Wartime child fights to regain his citizenship

Foreign-born son of Canadian soldier had rights removed without his knowledge

EVA SALINAS

VANCOUVER -- Restrictive immigration laws made around the time of the Second World War are causing the children of Canadian soldiers to take up a front-line fight for citizenship in Canada.

Children such as Joe Taylor, born overseas to a father in the Canadian army and a foreign-born mother, are finding out they are not Canadians, a situation comparable to so-called "lost Canadians," -- those whose citizenship was cancelled without their knowledge.

Mr. Taylor was born in England in 1944 to an English mother and Canadian father who were banned from marrying during the war by the Canadian government. In 1946, they moved to Cumberland, B.C., and got married. But the relationship faltered and Mr. Taylor and his mother returned to England after a year.

Almost 60 years later, Mr. Taylor is trying to find out why he does not have Canadian citizenship.

He and his wife, Wendy, were in Federal Court in Vancouver yesterday for a judicial review, after his citizenship rights were rejected in April, 2005. The immigration officer who rejected Mr. Taylor's original application cited the fact that a child born out of wedlock received the nationality of the mother. Mr. Taylor's lawyer, Rory Morahan, said the provision was made during wartime for the women in the Canadian army who became pregnant. Having a Canadian father did not give Mr. Taylor citizenship rights, it concluded last year.

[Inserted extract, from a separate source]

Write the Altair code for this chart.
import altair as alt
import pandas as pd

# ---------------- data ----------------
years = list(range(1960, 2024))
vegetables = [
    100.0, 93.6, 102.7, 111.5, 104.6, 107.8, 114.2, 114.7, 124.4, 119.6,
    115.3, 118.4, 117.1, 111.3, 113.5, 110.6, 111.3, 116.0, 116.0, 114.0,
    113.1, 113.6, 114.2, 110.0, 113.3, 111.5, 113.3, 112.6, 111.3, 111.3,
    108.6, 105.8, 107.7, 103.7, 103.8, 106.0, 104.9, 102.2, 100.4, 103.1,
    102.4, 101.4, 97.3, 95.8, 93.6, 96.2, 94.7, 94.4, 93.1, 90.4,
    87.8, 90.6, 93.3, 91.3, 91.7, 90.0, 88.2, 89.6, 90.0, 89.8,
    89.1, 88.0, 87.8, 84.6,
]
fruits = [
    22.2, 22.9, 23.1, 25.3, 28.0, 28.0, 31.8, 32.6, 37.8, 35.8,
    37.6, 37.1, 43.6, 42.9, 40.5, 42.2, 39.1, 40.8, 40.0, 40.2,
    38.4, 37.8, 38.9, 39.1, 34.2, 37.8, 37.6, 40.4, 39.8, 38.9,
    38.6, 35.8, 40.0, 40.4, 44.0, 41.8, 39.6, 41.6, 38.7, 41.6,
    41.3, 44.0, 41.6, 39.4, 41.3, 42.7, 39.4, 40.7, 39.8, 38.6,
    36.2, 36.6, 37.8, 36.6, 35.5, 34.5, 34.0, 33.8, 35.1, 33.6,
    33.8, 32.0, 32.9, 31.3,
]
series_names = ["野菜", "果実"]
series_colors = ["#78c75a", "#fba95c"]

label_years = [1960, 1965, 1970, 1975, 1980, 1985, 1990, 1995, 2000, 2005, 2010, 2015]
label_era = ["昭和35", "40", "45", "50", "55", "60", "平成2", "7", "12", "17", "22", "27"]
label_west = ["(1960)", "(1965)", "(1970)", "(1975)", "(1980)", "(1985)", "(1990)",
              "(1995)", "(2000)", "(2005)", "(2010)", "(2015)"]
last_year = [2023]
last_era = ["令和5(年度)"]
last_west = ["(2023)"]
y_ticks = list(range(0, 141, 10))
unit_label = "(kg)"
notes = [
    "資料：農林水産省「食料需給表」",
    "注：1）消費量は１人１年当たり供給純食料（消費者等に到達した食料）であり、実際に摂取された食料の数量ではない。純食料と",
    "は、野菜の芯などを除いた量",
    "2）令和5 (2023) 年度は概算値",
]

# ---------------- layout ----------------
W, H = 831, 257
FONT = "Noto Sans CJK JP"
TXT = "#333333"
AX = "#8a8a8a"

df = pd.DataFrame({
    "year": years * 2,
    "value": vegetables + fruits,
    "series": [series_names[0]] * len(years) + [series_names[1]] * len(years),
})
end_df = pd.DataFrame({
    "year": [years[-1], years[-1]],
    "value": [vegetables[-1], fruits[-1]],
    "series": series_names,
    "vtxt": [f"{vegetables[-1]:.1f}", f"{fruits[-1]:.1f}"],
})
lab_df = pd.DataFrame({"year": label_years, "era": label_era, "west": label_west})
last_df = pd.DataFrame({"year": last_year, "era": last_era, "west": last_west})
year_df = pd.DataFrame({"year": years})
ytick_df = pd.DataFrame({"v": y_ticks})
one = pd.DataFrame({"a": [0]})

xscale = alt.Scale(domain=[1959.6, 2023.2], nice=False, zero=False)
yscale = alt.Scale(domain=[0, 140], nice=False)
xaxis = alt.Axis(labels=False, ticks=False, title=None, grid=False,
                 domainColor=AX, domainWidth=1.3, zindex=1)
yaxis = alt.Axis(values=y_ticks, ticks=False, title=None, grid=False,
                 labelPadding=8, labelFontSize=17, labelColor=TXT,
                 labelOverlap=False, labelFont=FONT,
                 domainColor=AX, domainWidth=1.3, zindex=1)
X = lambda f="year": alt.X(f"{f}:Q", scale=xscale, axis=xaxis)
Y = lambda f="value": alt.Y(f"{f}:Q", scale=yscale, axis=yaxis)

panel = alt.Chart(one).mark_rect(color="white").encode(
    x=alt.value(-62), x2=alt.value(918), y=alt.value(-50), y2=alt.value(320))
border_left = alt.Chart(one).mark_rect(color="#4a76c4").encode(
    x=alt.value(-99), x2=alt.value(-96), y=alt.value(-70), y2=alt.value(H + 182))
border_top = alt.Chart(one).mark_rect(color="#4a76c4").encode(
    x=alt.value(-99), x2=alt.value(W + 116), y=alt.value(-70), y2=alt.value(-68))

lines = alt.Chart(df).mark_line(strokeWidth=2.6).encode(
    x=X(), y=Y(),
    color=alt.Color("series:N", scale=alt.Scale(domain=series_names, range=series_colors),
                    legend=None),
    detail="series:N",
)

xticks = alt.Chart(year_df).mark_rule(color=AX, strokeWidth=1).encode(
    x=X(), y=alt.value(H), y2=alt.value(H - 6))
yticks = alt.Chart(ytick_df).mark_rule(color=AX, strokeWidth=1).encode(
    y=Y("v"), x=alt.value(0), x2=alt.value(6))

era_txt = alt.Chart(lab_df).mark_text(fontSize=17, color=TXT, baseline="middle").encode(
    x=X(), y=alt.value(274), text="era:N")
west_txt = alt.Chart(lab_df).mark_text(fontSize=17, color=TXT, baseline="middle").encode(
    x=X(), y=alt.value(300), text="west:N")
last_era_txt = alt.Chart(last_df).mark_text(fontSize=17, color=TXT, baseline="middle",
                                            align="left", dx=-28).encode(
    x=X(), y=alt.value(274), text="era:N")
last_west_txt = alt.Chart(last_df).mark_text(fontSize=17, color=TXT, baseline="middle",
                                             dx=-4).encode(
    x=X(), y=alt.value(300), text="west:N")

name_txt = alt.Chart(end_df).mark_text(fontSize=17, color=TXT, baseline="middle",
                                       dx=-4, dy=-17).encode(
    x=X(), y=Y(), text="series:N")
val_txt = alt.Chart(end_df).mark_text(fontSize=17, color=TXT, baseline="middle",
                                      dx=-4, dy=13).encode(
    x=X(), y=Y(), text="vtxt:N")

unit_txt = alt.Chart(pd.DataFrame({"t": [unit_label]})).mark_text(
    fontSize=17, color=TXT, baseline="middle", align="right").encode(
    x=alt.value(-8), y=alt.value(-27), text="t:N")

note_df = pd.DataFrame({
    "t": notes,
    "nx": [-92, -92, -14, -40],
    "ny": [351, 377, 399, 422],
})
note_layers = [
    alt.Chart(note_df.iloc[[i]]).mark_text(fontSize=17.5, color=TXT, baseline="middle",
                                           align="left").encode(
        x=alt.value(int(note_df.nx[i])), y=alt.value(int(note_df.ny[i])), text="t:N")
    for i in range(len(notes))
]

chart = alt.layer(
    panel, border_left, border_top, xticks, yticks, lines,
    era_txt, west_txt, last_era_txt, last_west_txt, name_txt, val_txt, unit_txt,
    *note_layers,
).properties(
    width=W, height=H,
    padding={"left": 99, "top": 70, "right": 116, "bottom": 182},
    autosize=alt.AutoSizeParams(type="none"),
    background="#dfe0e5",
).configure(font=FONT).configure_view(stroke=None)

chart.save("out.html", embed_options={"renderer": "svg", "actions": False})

That right, however, was affirmed when Mr. Taylor came to Canada as a dependant of his father, Mr. Morahan argued yesterday. "There were existing rights that were crystallized upon landing in 1946. You can't take these rights away," he said. "[The immigration officer] applied the wrong act; she applied it incorrectly."

A Privy Council order in 1944 entitled war brides and their children, of which there are more than 60,000, to citizenship when they arrived in Canada, Mr. Morahan said.

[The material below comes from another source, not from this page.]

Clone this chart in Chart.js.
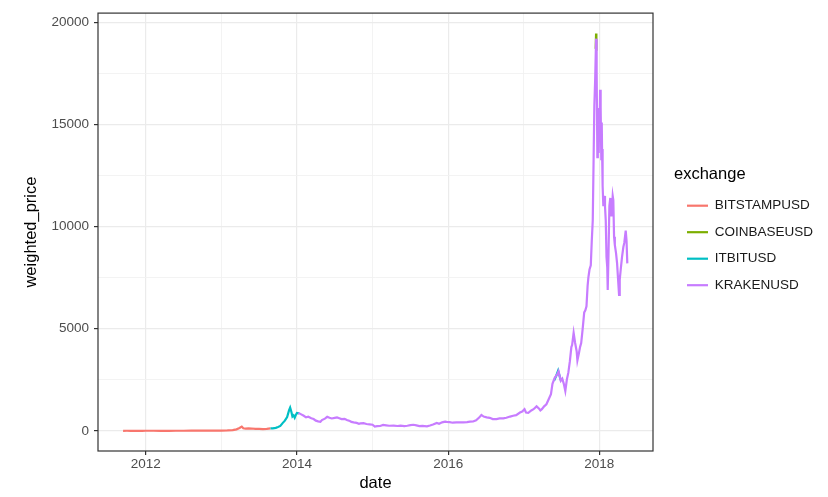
<!DOCTYPE html>
<html>
<head>
<meta charset="utf-8">
<script src="https://cdn.jsdelivr.net/npm/chart.js@4/dist/chart.umd.min.js"></script>
<style>
  body { margin: 0; background: #fff; }
</style>
</head>
<body>
<canvas id="chart" width="828" height="497"></canvas>
<script>
// dates are decimal years
const exchanges = ["BITSTAMPUSD", "COINBASEUSD", "ITBITUSD", "KRAKENUSD"];
const colors = ["#F8766D", "#7CAE00", "#00BFC4", "#C77CFF"];

const bitstampDates = [2011.70, 2011.75, 2011.80, 2011.85, 2011.90, 2011.95, 2012.00, 2012.10, 2012.20, 2012.30,
  2012.40, 2012.50, 2012.60, 2012.65, 2012.70, 2012.80, 2012.90, 2013.00, 2013.08, 2013.15,
  2013.20, 2013.24, 2013.27, 2013.29, 2013.32, 2013.36, 2013.40, 2013.45, 2013.50, 2013.55,
  2013.60, 2013.65];
const bitstampPrices = [5, 5.5, 3.5, 3, 3, 4, 5.5, 6, 5, 5,
  5.5, 7, 10, 11, 12, 11, 13, 14, 20, 35,
  75, 140, 210, 130, 110, 120, 115, 100, 100, 85,
  100, 120];

// coinbase only shows above the others at the December 2017 top
const coinbaseDates = [2017.952, 2017.957, 2017.961];
const coinbasePrices = [18700, 19450, 18600];

const itbitDates = [2013.65, 2013.68, 2013.72, 2013.75, 2013.78, 2013.81, 2013.84, 2013.87, 2013.895, 2013.91,
  2013.925, 2013.94, 2013.955, 2013.97, 2013.985, 2014.00, 2014.03, 2015.00, 2017.40, 2017.43,
  2017.455, 2017.47, 2017.49];
const itbitPrices = [120, 125, 150, 190, 240, 380, 500, 680, 1000, 1140,
  950, 700, 760, 640, 780, 880, 860, null, 2450, 2700,
  2950, 2750, 2480];

const krakenDates = [2014.02, 2014.05, 2014.09, 2014.12, 2014.15, 2014.19, 2014.22, 2014.25, 2014.28, 2014.31,
  2014.33, 2014.37, 2014.40, 2014.43, 2014.46, 2014.50, 2014.53, 2014.56, 2014.59, 2014.63,
  2014.66, 2014.70, 2014.72, 2014.75, 2014.79, 2014.82, 2014.84, 2014.88, 2014.92, 2014.96,
  2015.00, 2015.03, 2015.06, 2015.10, 2015.14, 2015.18, 2015.22, 2015.28, 2015.33, 2015.37,
  2015.42, 2015.46, 2015.50, 2015.54, 2015.58, 2015.62, 2015.66, 2015.72, 2015.76, 2015.80,
  2015.85, 2015.88, 2015.92, 2015.96, 2015.98, 2016.02, 2016.06, 2016.11, 2016.15, 2016.20,
  2016.25, 2016.29, 2016.33, 2016.37, 2016.41, 2016.44, 2016.47, 2016.51, 2016.55, 2016.59,
  2016.64, 2016.68, 2016.73, 2016.77, 2016.82, 2016.86, 2016.90, 2016.95, 2016.98, 2017.01,
  2017.03, 2017.06, 2017.10, 2017.13, 2017.17, 2017.20, 2017.22, 2017.24, 2017.27, 2017.30,
  2017.33, 2017.36, 2017.38, 2017.41, 2017.44, 2017.46, 2017.49, 2017.51, 2017.53, 2017.55,
  2017.57, 2017.59, 2017.61, 2017.63, 2017.64, 2017.66, 2017.68, 2017.70, 2017.71, 2017.73,
  2017.745, 2017.76, 2017.78, 2017.80, 2017.815, 2017.83, 2017.845, 2017.855, 2017.87, 2017.887,
  2017.90, 2017.913, 2017.925, 2017.934, 2017.945, 2017.957, 2017.962, 2017.967, 2017.974, 2017.978,
  2017.982, 2017.987, 2017.992, 2017.996, 2018.000, 2018.005, 2018.010, 2018.015, 2018.020, 2018.026,
  2018.032, 2018.036, 2018.04, 2018.047, 2018.053, 2018.065, 2018.075, 2018.085,
  2018.095, 2018.105, 2018.111, 2018.12, 2018.133, 2018.145, 2018.16, 2018.177, 2018.185, 2018.195,
  2018.205, 2018.221, 2018.235, 2018.25, 2018.261, 2018.27, 2018.283, 2018.30, 2018.318, 2018.33,
  2018.349, 2018.36, 2018.37];
const krakenPrices = [880, 820, 740, 660, 690, 620, 580, 500, 463, 440,
  530, 600, 690, 640, 608, 640, 657, 620, 580, 590,
  530, 480, 440, 415, 390, 350, 370, 380, 338, 320,
  300, 208, 230, 240, 290, 270, 250, 256, 240, 256,
  230, 250, 280, 300, 270, 230, 240, 225, 260, 310,
  390, 350, 420, 450, 440, 430, 400, 415, 420, 420,
  430, 450, 460, 520, 650, 780, 700, 660, 640, 580,
  580, 610, 610, 640, 700, 740, 770, 900, 950, 1060,
  900, 880, 1000, 1060, 1200, 1100, 1000, 1060, 1200, 1300,
  1550, 1800, 2300, 2600, 2750, 2910, 2450, 2550, 2300, 1950,
  2500, 2850, 3400, 4100, 4200, 4800, 4300, 3900, 3450, 3800,
  4100, 4300, 5000, 5800, 5900, 6100, 7100, 7500, 7900, 8100,
  9300, 10300, 13500, 15900, 17200, 19200, 16500, 17600, 13400, 15600,
  14000, 15800, 13600, 14800, 15600, 14400, 16700, 14800, 15800, 13300,
  15100, 13800, 13200, 12000, 11000, 11500, 11000, 10300,
  8500, 8000, 6900, 8400, 11000, 11400, 10500, 11500, 11300, 9500,
  9100, 8700, 8200, 7300, 6650, 7400, 7900, 8500, 9000, 9200,
  9800, 9300, 8200];

const xMajorTicks = [2012, 2014, 2016, 2018];
const xMinorTicks = [2013, 2015, 2017];
const yMajorTicks = [0, 5000, 10000, 15000, 20000];
const yMinorTicks = [2500, 7500, 12500, 17500];

function toPoints(dates, prices) {
  return dates.map((d, i) => ({ x: d, y: prices[i] }));
}

const seriesDates = [bitstampDates, coinbaseDates, itbitDates, krakenDates];
const seriesPrices = [bitstampPrices, coinbasePrices, itbitPrices, krakenPrices];

Chart.defaults.font.family = '"Liberation Sans", Arial, sans-serif';

// panel border like theme_bw
const panelBorder = {
  id: "panelBorder",
  afterDraw(chart) {
    const { ctx, chartArea } = chart;
    ctx.save();
    ctx.strokeStyle = "#333333";
    ctx.lineWidth = 1.2;
    ctx.strokeRect(chartArea.left, chartArea.top, chartArea.right - chartArea.left, chartArea.bottom - chartArea.top);
    ctx.restore();
  },
};

const datasets = exchanges.map((name, i) => ({
  label: name,
  data: toPoints(seriesDates[i], seriesPrices[i]),
  borderColor: colors[i],
  backgroundColor: colors[i],
  borderWidth: 2.2,
  pointRadius: 0,
  tension: 0,
  spanGaps: false,
  order: exchanges.length - 1 - i,
}));

const isMajor = (list, v) => list.includes(v);

new Chart(document.getElementById("chart"), {
  type: "line",
  data: { datasets },
  plugins: [panelBorder],
  options: {
    responsive: false,
    animation: false,
    layout: { padding: { top: 7, left: 0, right: 14, bottom: 0 } },
    plugins: {
      tooltip: { enabled: false },
      legend: {
        position: "right",
        fullSize: false,
        maxWidth: 140,
        title: {
          display: true,
          text: "exchange",
          position: "start",
          color: "#000",
          font: { size: 16.5, lineHeight: 1.2 },
          padding: { top: 7, bottom: 0 },
        },
        labels: {
          usePointStyle: true,
          pointStyle: "line",
          pointStyleWidth: 21,
          padding: 13,
          color: "#1a1a1a",
          font: { size: 13.5 },
          sort: (a, b) => a.datasetIndex - b.datasetIndex,
        },
      },
    },
    scales: {
      x: {
        type: "linear",
        min: 2011.368,
        max: 2018.71,
        afterBuildTicks: (scale) => {
          scale.ticks = xMajorTicks.concat(xMinorTicks).sort().map((v) => ({ value: v }));
        },
        afterFit: (scale) => { scale.height = 46; },
        grid: {
          color: (c) => (isMajor(xMajorTicks, c.tick.value) ? "#EBEBEB" : "#F2F2F2"),
          lineWidth: (c) => (isMajor(xMajorTicks, c.tick.value) ? 1.2 : 0.9),
          tickColor: (c) => (isMajor(xMajorTicks, c.tick.value) ? "#333333" : "rgba(0,0,0,0)"),
          tickLength: 4,
          tickWidth: 1.2,
        },
        border: { display: false },
        ticks: {
          autoSkip: false,
          maxRotation: 0,
          padding: 1,
          color: "#4D4D4D",
          font: { size: 13.5 },
          callback: (v) => (isMajor(xMajorTicks, v) ? String(v) : ""),
        },
        title: {
          display: true,
          text: "date",
          color: "#000",
          font: { size: 16.5, lineHeight: 1 },
          padding: { top: 0, bottom: 5 },
        },
      },
      y: {
        min: -985,
        max: 20450,
        afterBuildTicks: (scale) => {
          scale.ticks = yMajorTicks.concat(yMinorTicks).sort((a, b) => a - b).map((v) => ({ value: v }));
        },
        afterFit: (scale) => { scale.width = 98; },
        grid: {
          color: (c) => (isMajor(yMajorTicks, c.tick.value) ? "#EBEBEB" : "#F2F2F2"),
          lineWidth: (c) => (isMajor(yMajorTicks, c.tick.value) ? 1.2 : 0.9),
          tickColor: (c) => (isMajor(yMajorTicks, c.tick.value) ? "#333333" : "rgba(0,0,0,0)"),
          tickLength: 4,
          tickWidth: 1.2,
        },
        border: { display: false },
        ticks: {
          autoSkip: false,
          padding: 5,
          color: "#4D4D4D",
          font: { size: 13.5 },
          callback: (v) => (isMajor(yMajorTicks, v) ? String(v) : ""),
        },
        title: {
          display: true,
          text: "weighted_price",
          color: "#000",
          font: { size: 16.5, lineHeight: 1 },
          padding: { top: 23, bottom: 0 },
        },
      },
      // empty axis that only keeps the legend off the panel
      y2: {
        position: "right",
        display: true,
        grid: { display: false, drawTicks: false },
        border: { display: false },
        ticks: { display: false },
        afterFit: (scale) => { scale.width = 21; },
      },
    },
  },
});
</script>
</body>
</html>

Thousands of Canadians are assumed to be affected by citizenship laws made during or after the war, although many of them may not be aware.

Don Chapman calls himself a "lost Canadian" and said that in Canada "nobody's citizenship is secure." He defines a "lost Canadian" as someone born and raised in Canada who lost citizenship when the person's father, like his, revoked his status in favour of a foreign nationality. The Canadian government in turn revoked the child's citizenship, without notifying the child. Mr. Chapman said there could be about 100,000 people who have lost citizenship unknowingly.

In Mr. Taylor's case, the status came as a surprise. He lived the majority of his life considering himself half-Canadian, half-English, growing up in England where he owns a home in Devon. In 1999, he made his first trip back to look for his father, with whom he had never kept in touch.

"I just fell in love with the place when I got off the plane. It felt just like home," he said. On a second trip, Mr. Taylor found out that his father had died in 1996, was buried in Port Alberni, and left behind other children in Cumberland, whom Mr. Taylor has since met. He has been back to British Columbia at least 17 times and has a second home in Victoria.

In 2002, around the time Mr. Taylor heard of his father's death, he received a rejection from Canada House in London for his application to renew his Canadian passport. "You lost your citizenship on your 24th birthday," they told him.

Mr. Taylor was dumbfounded. He discovered a regulation passed by the government after the war removed Canadian nationality from children born abroad to fathers in the armed forces. He was told he missed the two opportunities to save his Canadian nationality -- he could have moved back before age 21, or apply for retention of status within three years of turning 21. He was 58 years old.

An application in 2003 to regain citizenship took two years. In April, 2005, Mr. Taylor received a two-page letter from an immigration officer.

"They didn't consider me to be a Canadian. It wasn't because I lost it on my 24th birthday. It was because, in crude language, they referred to me as a bastard."

He expects a decision from the judge shortly. The judge can accept the immigration officer's rejection of Mr. Taylor's case, call for review of his application or grant him citizenship.